Let $k$ be a non-algebraically closed field. Suppose $I\subset k[x_1,\dots, x_n]$ and consider $V_k(I)$(i.e. $k$ rational points of ideal $I$ in $k^n$). Denote $A(V(I))=k[x_1,\dots, x_n]/I$.
$\textbf{Q:}$ Is $V(I)$ finite set equivalent to $A(V(I))$ a finite dimensional vector space over $k$? My feeling is that $Spec(A(V(I))$'s closed points is finite. (Since $A(V(I))$ is finite dimensional over $k$, it is artinian. In particular, it is product of $k[x_1,\dots,x_n]/M_i$ with $M_i$ maximal ideals.) So it reduces to see the single $M_i$ case. So either $V(M_i)$ is empty or finite point sets.

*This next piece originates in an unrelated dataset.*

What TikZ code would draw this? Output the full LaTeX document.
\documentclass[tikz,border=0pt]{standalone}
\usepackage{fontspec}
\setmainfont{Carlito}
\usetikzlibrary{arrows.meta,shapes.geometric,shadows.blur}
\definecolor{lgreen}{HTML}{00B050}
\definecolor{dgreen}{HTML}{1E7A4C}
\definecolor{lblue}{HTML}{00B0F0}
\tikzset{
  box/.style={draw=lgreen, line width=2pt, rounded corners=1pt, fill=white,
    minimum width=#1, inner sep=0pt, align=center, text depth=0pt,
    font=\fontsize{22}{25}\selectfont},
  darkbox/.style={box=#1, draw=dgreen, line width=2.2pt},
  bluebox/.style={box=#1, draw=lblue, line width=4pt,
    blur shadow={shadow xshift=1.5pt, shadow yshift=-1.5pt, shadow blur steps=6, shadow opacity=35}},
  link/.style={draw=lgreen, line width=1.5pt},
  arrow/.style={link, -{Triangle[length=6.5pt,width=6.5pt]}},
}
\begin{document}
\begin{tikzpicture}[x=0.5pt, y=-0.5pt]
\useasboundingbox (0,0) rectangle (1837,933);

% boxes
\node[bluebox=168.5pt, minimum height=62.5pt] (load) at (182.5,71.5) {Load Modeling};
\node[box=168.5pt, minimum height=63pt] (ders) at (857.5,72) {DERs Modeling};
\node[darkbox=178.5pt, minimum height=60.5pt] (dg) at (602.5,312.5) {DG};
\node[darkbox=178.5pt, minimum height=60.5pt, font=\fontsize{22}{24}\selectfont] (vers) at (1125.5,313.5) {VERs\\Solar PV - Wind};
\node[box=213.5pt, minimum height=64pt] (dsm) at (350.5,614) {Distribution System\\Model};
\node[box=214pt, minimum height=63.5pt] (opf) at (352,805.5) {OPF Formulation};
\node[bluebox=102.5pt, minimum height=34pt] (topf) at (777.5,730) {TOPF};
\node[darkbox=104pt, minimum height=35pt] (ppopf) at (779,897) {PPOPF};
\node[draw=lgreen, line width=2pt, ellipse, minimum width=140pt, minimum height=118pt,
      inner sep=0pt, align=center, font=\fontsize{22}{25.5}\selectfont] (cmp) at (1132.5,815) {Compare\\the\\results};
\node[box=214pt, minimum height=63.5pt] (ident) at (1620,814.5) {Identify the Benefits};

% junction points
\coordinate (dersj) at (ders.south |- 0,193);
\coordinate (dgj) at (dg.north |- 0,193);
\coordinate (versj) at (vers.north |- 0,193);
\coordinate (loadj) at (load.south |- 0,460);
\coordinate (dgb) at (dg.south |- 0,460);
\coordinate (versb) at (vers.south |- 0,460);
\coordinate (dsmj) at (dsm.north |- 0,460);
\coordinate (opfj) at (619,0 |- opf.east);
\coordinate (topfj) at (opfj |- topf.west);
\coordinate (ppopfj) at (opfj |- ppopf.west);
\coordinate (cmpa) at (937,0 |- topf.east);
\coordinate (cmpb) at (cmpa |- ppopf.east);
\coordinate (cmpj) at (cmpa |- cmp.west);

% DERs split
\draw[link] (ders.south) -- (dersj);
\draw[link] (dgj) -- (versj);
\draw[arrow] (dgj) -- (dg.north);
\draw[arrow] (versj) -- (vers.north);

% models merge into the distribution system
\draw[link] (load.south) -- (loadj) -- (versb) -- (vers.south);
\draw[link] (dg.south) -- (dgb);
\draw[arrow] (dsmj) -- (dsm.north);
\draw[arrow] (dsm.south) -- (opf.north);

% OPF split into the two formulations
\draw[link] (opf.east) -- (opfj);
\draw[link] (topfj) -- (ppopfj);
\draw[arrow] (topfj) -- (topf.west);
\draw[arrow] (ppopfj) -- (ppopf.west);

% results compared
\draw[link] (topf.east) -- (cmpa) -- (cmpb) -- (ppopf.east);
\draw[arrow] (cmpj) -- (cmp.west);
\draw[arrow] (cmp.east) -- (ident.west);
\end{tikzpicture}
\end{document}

This reduces the question to whether $V(M_i)$ is finite iff $k[x_1,\dots, x_n]/M_i$ is finite dimensional over $k$.
$\textbf{Refined Q:}$ Is $V(M_i)$ finite equivalent to $k[x_1,\dots, x_n]/M_i$ finite dimensional over $k$ with $M_i$ maximal?(It suffices to look geometric points of $V(M_i)$, but I am not totally convinced that $V(M_i)$ must be made of finite number points.)
It is known that if $C$ is a curve over $\mathbb{Q}$ of genus $g\geq 2$ then the rational points on $C$ form a finite set. But the quotient $\mathbb{Q}[x,y]/(f(x,y))$ should not form a finite dimensional vector space over $\mathbb{Q}$.